With 126 hotels opening this year in Asia Pacific, you could say Hilton is growing at its fastest in the region, although Ben George, APAC SVP & commercial director, concedes, not as fast as generative AI is developing.

“This whole AI vertical is growing so fast,” he told me during one of his many swings through Singapore from his base in Manila. “We are holding training sessions and we are using more and more of it at work and in our call centres. For high volume, low value work, it is brilliant – repetitive questions from customers and team members, for example.

“Forecasting – we are rolling out our enterprise forecast management and in a matter of weeks, it will be fully automated. We have 250-300 analysts in Shanghai who are very much in tune with the use of AI in forecasting and increasingly, we are hiring people straight from universities with no hotel experience.”

Hiring differently as well as deploying new tech tools are necessary at a time when Hilton is ramping up its expansion in what George, who has been with Hilton for three decades, calls “our best year in terms of hotels” as well as an intense, fast-paced recovery from the slump of Covid.

“Business is so good at the moment that it’s difficult to manage. I mean, revenues fell by 80% in 2020 and now first quarter, booking pace is up 100% year on year. That’s not surprising, given the suffering of Q1 last year.”
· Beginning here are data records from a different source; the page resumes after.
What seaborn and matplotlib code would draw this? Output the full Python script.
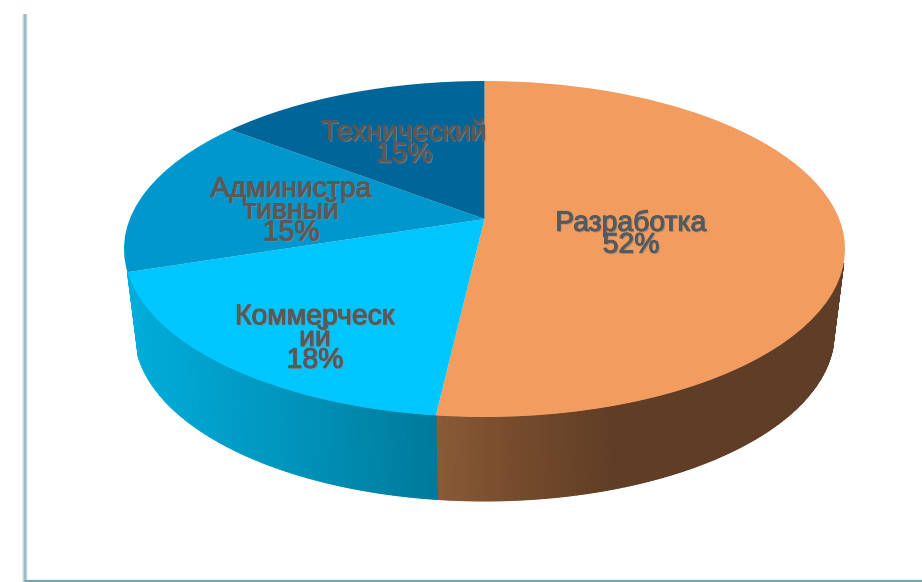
import matplotlib
matplotlib.use("Agg")
import matplotlib.pyplot as plt
import matplotlib.patheffects as pe
from matplotlib.colors import LinearSegmentedColormap
from matplotlib.transforms import Transform
import numpy as np
import seaborn as sns

# Data
departments = ["Разработка", "Коммерческий", "Административный", "Технический"]
shares = [51.8, 18.2, 15.4, 14.6]
label_lines = ["Разработка", "Коммерческ\nий", "Администра\nтивный", "Технический"]

# Layout in figure pixels
label_pos = [(631, 234.5), (315, 339), (291, 211.5), (404, 144)]
cx, cy = 484.5, 249
rx, ry = 354.7, 168
apex = 30
depth = 84
bottom_scale = 0.97

sns.set_theme(style="white")
plt.rcParams["font.family"] = ["Liberation Sans", "DejaVu Sans"]

colors = sns.color_palette(["#F29D5F", "#00C6FF", "#0098CC", "#006699"])
wall_maps = {
    0: LinearSegmentedColormap.from_list("brown", [(0, "#8B5B36"), (0.2, "#754B2C"), (0.45, "#5F3D26"), (1, "#5F3D26")]),
    1: LinearSegmentedColormap.from_list("blue", ["#00AEDB", "#0096BE", "#007A9A"]),
}


def tilt(x, y, scale=1.0, drop=0.0):
    # Perspective view of the unit circle, in pixels
    k = 2 * apex / (2 * ry)
    d = 1 + k * y
    return cx + scale * rx * x / d, cy + drop - (ry * y + apex) / d


class PieTilt(Transform):
    input_dims = 2
    output_dims = 2

    def transform_non_affine(self, values):
        values = np.asarray(values)
        px, py = tilt(values[:, 0], values[:, 1])
        return np.column_stack([px, py])


fig = plt.figure(figsize=(9.22, 5.82), dpi=100, facecolor="white")
ax = fig.add_axes([0, 0, 1, 1])

wedges, _ = ax.pie(shares, colors=colors, startangle=90, counterclock=False,
                   wedgeprops={"linewidth": 0})
for w in wedges:
    w.set_transform(PieTilt() + ax.transData)
    w.set_zorder(3)

# Side walls of the two front slices
edges = np.cumsum([0] + shares) * 3.6
for i, cmap in wall_maps.items():
    start = max(edges[i], 105)
    t = np.radians(np.linspace(start, edges[i + 1], 200))
    x_top, y_top = tilt(np.sin(t), np.cos(t))
    x_bot, y_bot = tilt(np.sin(t), np.cos(t), bottom_scale, depth)
    X = np.vstack([x_top, x_bot])
    Y = np.vstack([y_top, y_bot])
    ax.pcolormesh(X, Y, (X - X.min()) / (X.max() - X.min()), cmap=cmap,
                  shading="gouraud", zorder=2)

# Labels
for line, share, (lx, ly) in zip(label_lines, shares, label_pos):
    ax.text(lx, ly, f"{line}\n{share:.0f}%", ha="center", va="center", fontsize=20.4,
            color="#595959", linespacing=0.79, zorder=5,
            path_effects=[pe.withSimplePatchShadow(offset=(1, -1), shadow_rgbFace="#8a8a8a", alpha=0.7),
                          pe.withStroke(linewidth=0.7, foreground="#595959")])

# Frame lines on the left and bottom
for width, alpha in [(6, 0.2), (4, 0.4), (2, 0.8)]:
    ax.plot([24.5, 24.5], [14, 582], color="#8DB6BE", lw=width * 0.72, alpha=alpha, zorder=1,
            solid_capstyle="butt")
ax.plot([25, 922], [580.5, 580.5], color="#72A6AE", lw=1.6, zorder=1, solid_capstyle="butt")

ax.set_aspect("auto")
ax.set_xlim(0, 922)
ax.set_ylim(582, 0)
ax.axis("off")

fig.savefig("out.png", dpi=100)
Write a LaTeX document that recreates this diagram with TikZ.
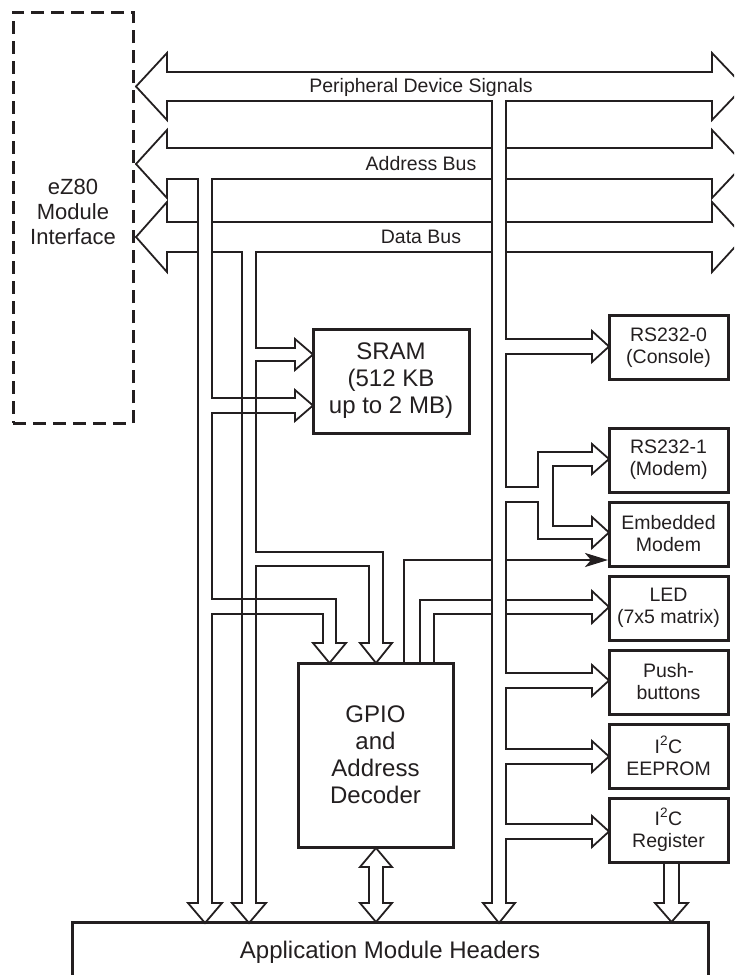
\documentclass[tikz,border=0pt]{standalone}
\usepackage{fontspec}
\setmainfont{Liberation Sans}
\usetikzlibrary{arrows.meta, positioning}
\definecolor{ink}{HTML}{231F20}

\begin{document}
\begin{tikzpicture}[
        x=1pt, y=-1pt, color=ink,
        node distance=10pt,
        box/.style={draw, line width=3pt, outer sep=0pt, inner sep=0pt, align=center,
            font=\fontsize{24}{27}\selectfont},
        dev/.style={box, minimum width=119pt, minimum height=64pt, font=\fontsize{19.5}{22}\selectfont},
        bus/.style={line width=1.8pt, line join=miter},
        sig/.style={line width=2.6pt},
        lbl/.style={font=\fontsize{19.5}{22}\selectfont, inner sep=0pt}
    ]
    \useasboundingbox (0,0) rectangle (734,975);
    \clip (0,0) rectangle (734,975);

    \node[draw, line width=3pt, dash pattern=on 13pt off 7pt, minimum width=120pt, minimum height=411pt] (ezbox) at (73,217.5) {};
    \node[align=center, font=\fontsize{22}{25}\selectfont] (eztext) at (73,212) {eZ80\\Module\\Interface};

    \node[box, minimum width=156pt, minimum height=104pt] (sram) at (391,381) {SRAM\\(512 KB\\up to 2 MB)};
    \node[box, minimum width=155pt, minimum height=184pt] (gpio) at (375.5,755) {GPIO\\and\\Address\\Decoder};
    \node[box, minimum width=636pt, minimum height=60pt] (amh) at (390,952) {Application Module Headers};

    \node[dev] (rs0) at (668.5,347.5) {RS232-0\\(Console)};
    \node[dev] (rs1) at (668.5,460) {RS232-1\\(Modem)};
    \node[dev, below=of rs1] (emb) {Embedded\\Modem};
    \node[dev, below=of emb] (led) {LED\\(7x5 matrix)};
    \node[dev, below=of led] (push) {Push-\\buttons};
    \node[dev, below=of push] (eep) {I\textsuperscript{2}C\\EEPROM};
    \node[dev, below=of eep] (reg) {I\textsuperscript{2}C\\Register};

    \node[lbl] (pds) at (421,87) {Peripheral Device Signals};
    \node[lbl] (adb) at (421,164) {Address Bus};
    \node[lbl] (dtb) at (421,237) {Data Bus};

    % peripheral device signals
    \draw[bus] (499,923) -- (483,903) -- (492,903) -- (492,101) -- (167,101) -- (167,120) -- (136,86.5) -- (167,53) -- (167,72)
        -- (712,72) -- (712,53) -- (744,86.5) -- (712,120) -- (712,101) -- (506,101)
        -- (506,339) -- (592,339) -- (592,331) -- (609,346.5) -- (592,362) -- (592,354) -- (506,354)
        -- (506,487) -- (538,487) -- (538,452) -- (592,452) -- (592,444) -- (609,459) -- (592,474) -- (592,466) -- (553,466)
        -- (553,526) -- (592,526) -- (592,517) -- (609,532.5) -- (592,548) -- (592,539) -- (538,539) -- (538,502) -- (506,502)
        -- (506,673) -- (592,673) -- (592,665) -- (609,680.5) -- (592,696) -- (592,688) -- (506,688)
        -- (506,749) -- (592,749) -- (592,741) -- (609,756.5) -- (592,772) -- (592,764) -- (506,764)
        -- (506,824) -- (592,824) -- (592,816) -- (609,831.5) -- (592,847) -- (592,839) -- (506,839)
        -- (506,903) -- (515,903) -- cycle;

    % address bus
    \draw[bus] (492,148) -- (167,148) -- (167,130) -- (136,164) -- (167,198) -- (167,179) -- (198,179)
        -- (198,903) -- (188,903) -- (205,923) -- (222,903) -- (212,903)
        -- (212,614) -- (323,614) -- (323,643) -- (313,643) -- (329.5,663) -- (346,643) -- (336,643) -- (336,599) -- (212,599)
        -- (212,413) -- (295,413) -- (295,421) -- (313,405.5) -- (295,390) -- (295,398) -- (212,398)
        -- (212,179) -- (492,179);
    \draw[bus] (506,148) -- (712,148) -- (712,130) -- (744,164) -- (712,198) -- (712,179) -- (506,179);

    % data bus
    \draw[bus] (198,222) -- (167,222) -- (167,202) -- (136,237) -- (167,272) -- (167,252) -- (198,252);
    \draw[bus] (212,222) -- (492,222);
    \draw[bus] (506,222) -- (712,222) -- (712,202) -- (744,237) -- (712,272) -- (712,252) -- (506,252);
    \draw[bus] (212,252) -- (242,252) -- (242,903) -- (232,903) -- (249,923) -- (266,903) -- (256,903)
        -- (256,566) -- (369,566) -- (369,643) -- (360,643) -- (376,663) -- (392,643) -- (383,643) -- (383,552) -- (256,552)
        -- (256,361) -- (295,361) -- (295,370) -- (313,354.5) -- (295,339) -- (295,348) -- (256,348)
        -- (256,252) -- (492,252);

    \draw[sig] (404,663) |- (492,560);
    \draw[sig, -{Stealth[length=23pt, width=14pt, inset=6pt]}] (506,560) -- (608,560);

    \draw[bus] (420,663) |- (492,600);
    \draw[bus] (434,663) |- (492,614);
    \draw[bus] (506,600) -- (592,600) -- (592,591) -- (609,607) -- (592,623) -- (592,614) -- (506,614);

    \draw[bus] (376,848) -- (392,867) -- (383,867) -- (383,903) -- (392,903) -- (376,922) -- (360,903) -- (369,903) -- (369,867) -- (360,867) -- cycle;
    \draw[bus] (664,862) -- (664,903) -- (655,903) -- (671.5,922) -- (688,903) -- (679,903) -- (679,862);
\end{tikzpicture}
\end{document}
He said that China and Japan were showing the highest growth, purely because they just reopened. “Japan just fully relaxed all restrictions, it’s one of the last countries to do so. China’s extreme growth is domestic driven; we are not yet seeing the inbound/outbound rush, which is tied to airline capacity. Australia, South-east Asia, India – all are still well ahead, 20-30% ahead of 2019. The second half will get better with China coming back.”

George expects that growth will slow down. “We can’t keep growing at 100%. The mix will change. We will see leisure travel being replaced by big groups, the big conventions are returning. We don’t see any signs of a general slowdown ahead.”